Go through the data below and copy it exactly, skipping every picture.

§ DATASET EXCERPT
-=-=-=-=-

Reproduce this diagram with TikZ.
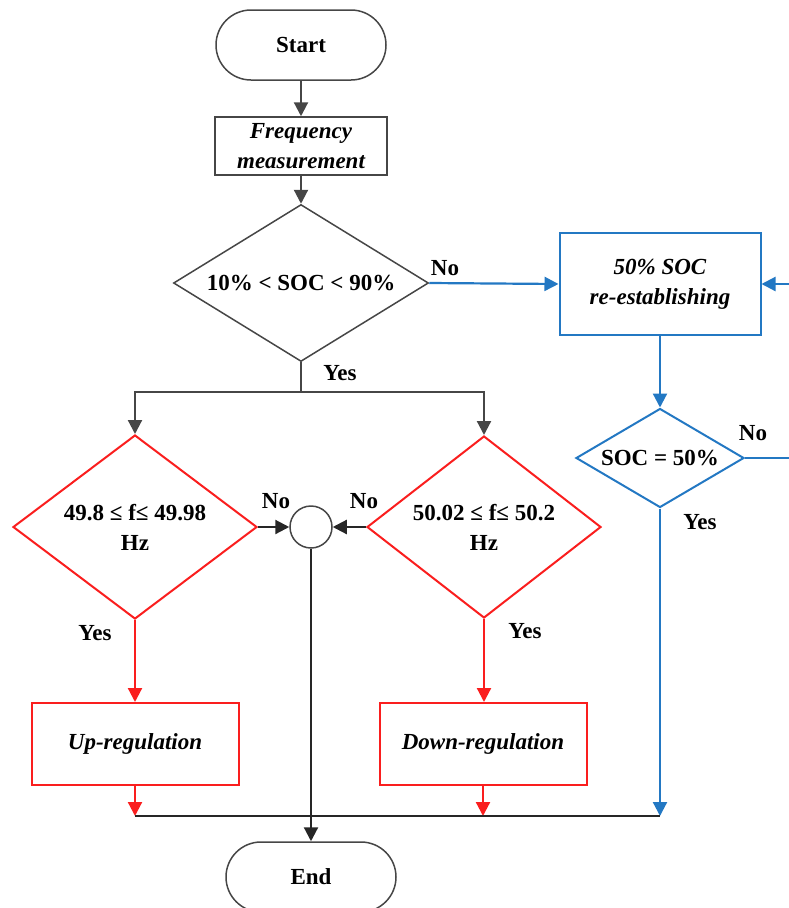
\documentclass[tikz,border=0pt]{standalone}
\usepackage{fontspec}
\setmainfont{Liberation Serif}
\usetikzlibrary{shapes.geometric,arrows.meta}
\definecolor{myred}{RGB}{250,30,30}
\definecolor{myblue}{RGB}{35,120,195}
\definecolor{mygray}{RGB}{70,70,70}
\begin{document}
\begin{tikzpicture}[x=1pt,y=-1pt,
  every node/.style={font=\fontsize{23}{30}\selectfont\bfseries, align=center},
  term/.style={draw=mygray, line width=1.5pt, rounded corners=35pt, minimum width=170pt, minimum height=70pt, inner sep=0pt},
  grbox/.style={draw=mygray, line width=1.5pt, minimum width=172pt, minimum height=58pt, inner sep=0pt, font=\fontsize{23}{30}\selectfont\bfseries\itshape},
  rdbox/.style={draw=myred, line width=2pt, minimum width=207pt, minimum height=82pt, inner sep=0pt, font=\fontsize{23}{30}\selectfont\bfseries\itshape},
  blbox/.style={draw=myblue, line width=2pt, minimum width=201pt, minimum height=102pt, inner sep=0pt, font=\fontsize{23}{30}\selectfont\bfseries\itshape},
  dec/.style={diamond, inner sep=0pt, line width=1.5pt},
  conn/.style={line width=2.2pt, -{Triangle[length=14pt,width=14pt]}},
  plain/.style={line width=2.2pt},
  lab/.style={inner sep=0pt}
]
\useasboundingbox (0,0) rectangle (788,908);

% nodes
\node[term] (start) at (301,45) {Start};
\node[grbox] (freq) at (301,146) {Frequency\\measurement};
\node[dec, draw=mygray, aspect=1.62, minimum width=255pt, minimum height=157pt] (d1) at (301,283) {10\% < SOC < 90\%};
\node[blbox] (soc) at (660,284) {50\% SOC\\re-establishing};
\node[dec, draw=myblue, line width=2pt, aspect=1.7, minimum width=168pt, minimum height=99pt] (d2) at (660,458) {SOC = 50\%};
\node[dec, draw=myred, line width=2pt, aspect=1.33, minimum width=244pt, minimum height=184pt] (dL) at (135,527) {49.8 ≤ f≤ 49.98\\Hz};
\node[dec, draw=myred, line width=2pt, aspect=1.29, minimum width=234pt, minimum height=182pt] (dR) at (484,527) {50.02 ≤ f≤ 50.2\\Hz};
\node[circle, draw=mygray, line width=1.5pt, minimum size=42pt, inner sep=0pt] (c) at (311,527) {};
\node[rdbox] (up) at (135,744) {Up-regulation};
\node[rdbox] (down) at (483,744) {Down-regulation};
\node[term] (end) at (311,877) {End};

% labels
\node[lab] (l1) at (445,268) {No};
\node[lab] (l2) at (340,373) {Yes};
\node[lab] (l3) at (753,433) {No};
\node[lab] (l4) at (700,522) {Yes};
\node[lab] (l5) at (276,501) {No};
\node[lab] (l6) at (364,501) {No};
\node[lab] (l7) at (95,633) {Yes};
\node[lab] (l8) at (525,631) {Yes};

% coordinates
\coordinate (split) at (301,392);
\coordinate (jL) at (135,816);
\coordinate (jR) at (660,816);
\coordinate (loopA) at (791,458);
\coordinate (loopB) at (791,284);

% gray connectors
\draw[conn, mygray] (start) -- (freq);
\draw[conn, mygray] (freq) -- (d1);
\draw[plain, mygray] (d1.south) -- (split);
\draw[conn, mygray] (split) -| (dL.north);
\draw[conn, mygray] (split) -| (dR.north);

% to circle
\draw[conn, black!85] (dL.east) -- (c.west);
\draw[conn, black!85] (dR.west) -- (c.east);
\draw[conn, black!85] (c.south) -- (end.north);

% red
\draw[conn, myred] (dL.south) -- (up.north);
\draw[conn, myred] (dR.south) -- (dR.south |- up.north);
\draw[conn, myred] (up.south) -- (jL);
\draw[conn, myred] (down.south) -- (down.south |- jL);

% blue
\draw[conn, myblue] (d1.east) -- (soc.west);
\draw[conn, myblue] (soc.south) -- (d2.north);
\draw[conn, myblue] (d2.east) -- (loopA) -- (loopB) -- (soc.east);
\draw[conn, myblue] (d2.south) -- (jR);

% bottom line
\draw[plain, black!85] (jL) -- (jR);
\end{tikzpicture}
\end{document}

-=-=-=-=-

§ EXERCISE ANSWER
Reproduce this diagram with TikZ.
\documentclass[tikz,border=0pt]{standalone}
\usepackage{fontspec}
\setmainfont{Liberation Serif}
\usetikzlibrary{shapes.geometric,arrows.meta}
\definecolor{myred}{RGB}{250,30,30}
\definecolor{myblue}{RGB}{35,120,195}
\definecolor{mygray}{RGB}{70,70,70}
\begin{document}
\begin{tikzpicture}[x=1pt,y=-1pt,
  every node/.style={font=\fontsize{23}{30}\selectfont\bfseries, align=center},
  term/.style={draw=mygray, line width=1.5pt, rounded corners=35pt, minimum width=170pt, minimum height=70pt, inner sep=0pt},
  grbox/.style={draw=mygray, line width=1.5pt, minimum width=172pt, minimum height=58pt, inner sep=0pt, font=\fontsize{23}{30}\selectfont\bfseries\itshape},
  rdbox/.style={draw=myred, line width=2pt, minimum width=207pt, minimum height=82pt, inner sep=0pt, font=\fontsize{23}{30}\selectfont\bfseries\itshape},
  blbox/.style={draw=myblue, line width=2pt, minimum width=201pt, minimum height=102pt, inner sep=0pt, font=\fontsize{23}{30}\selectfont\bfseries\itshape},
  dec/.style={diamond, inner sep=0pt, line width=1.5pt},
  conn/.style={line width=2.2pt, -{Triangle[length=14pt,width=14pt]}},
  plain/.style={line width=2.2pt},
  lab/.style={inner sep=0pt}
]
\useasboundingbox (0,0) rectangle (788,908);

% nodes
\node[term] (start) at (301,45) {Start};
\node[grbox] (freq) at (301,146) {Frequency\\measurement};
\node[dec, draw=mygray, aspect=1.62, minimum width=255pt, minimum height=157pt] (d1) at (301,283) {10\% < SOC < 90\%};
\node[blbox] (soc) at (660,284) {50\% SOC\\re-establishing};
\node[dec, draw=myblue, line width=2pt, aspect=1.7, minimum width=168pt, minimum height=99pt] (d2) at (660,458) {SOC = 50\%};
\node[dec, draw=myred, line width=2pt, aspect=1.33, minimum width=244pt, minimum height=184pt] (dL) at (135,527) {49.8 ≤ f≤ 49.98\\Hz};
\node[dec, draw=myred, line width=2pt, aspect=1.29, minimum width=234pt, minimum height=182pt] (dR) at (484,527) {50.02 ≤ f≤ 50.2\\Hz};
\node[circle, draw=mygray, line width=1.5pt, minimum size=42pt, inner sep=0pt] (c) at (311,527) {};
\node[rdbox] (up) at (135,744) {Up-regulation};
\node[rdbox] (down) at (483,744) {Down-regulation};
\node[term] (end) at (311,877) {End};

% labels
\node[lab] (l1) at (445,268) {No};
\node[lab] (l2) at (340,373) {Yes};
\node[lab] (l3) at (753,433) {No};
\node[lab] (l4) at (700,522) {Yes};
\node[lab] (l5) at (276,501) {No};
\node[lab] (l6) at (364,501) {No};
\node[lab] (l7) at (95,633) {Yes};
\node[lab] (l8) at (525,631) {Yes};

% coordinates
\coordinate (split) at (301,392);
\coordinate (jL) at (135,816);
\coordinate (jR) at (660,816);
\coordinate (loopA) at (791,458);
\coordinate (loopB) at (791,284);

% gray connectors
\draw[conn, mygray] (start) -- (freq);
\draw[conn, mygray] (freq) -- (d1);
\draw[plain, mygray] (d1.south) -- (split);
\draw[conn, mygray] (split) -| (dL.north);
\draw[conn, mygray] (split) -| (dR.north);

% to circle
\draw[conn, black!85] (dL.east) -- (c.west);
\draw[conn, black!85] (dR.west) -- (c.east);
\draw[conn, black!85] (c.south) -- (end.north);

% red
\draw[conn, myred] (dL.south) -- (up.north);
\draw[conn, myred] (dR.south) -- (dR.south |- up.north);
\draw[conn, myred] (up.south) -- (jL);
\draw[conn, myred] (down.south) -- (down.south |- jL);

% blue
\draw[conn, myblue] (d1.east) -- (soc.west);
\draw[conn, myblue] (soc.south) -- (d2.north);
\draw[conn, myblue] (d2.east) -- (loopA) -- (loopB) -- (soc.east);
\draw[conn, myblue] (d2.south) -- (jR);

% bottom line
\draw[plain, black!85] (jL) -- (jR);
\end{tikzpicture}
\end{document}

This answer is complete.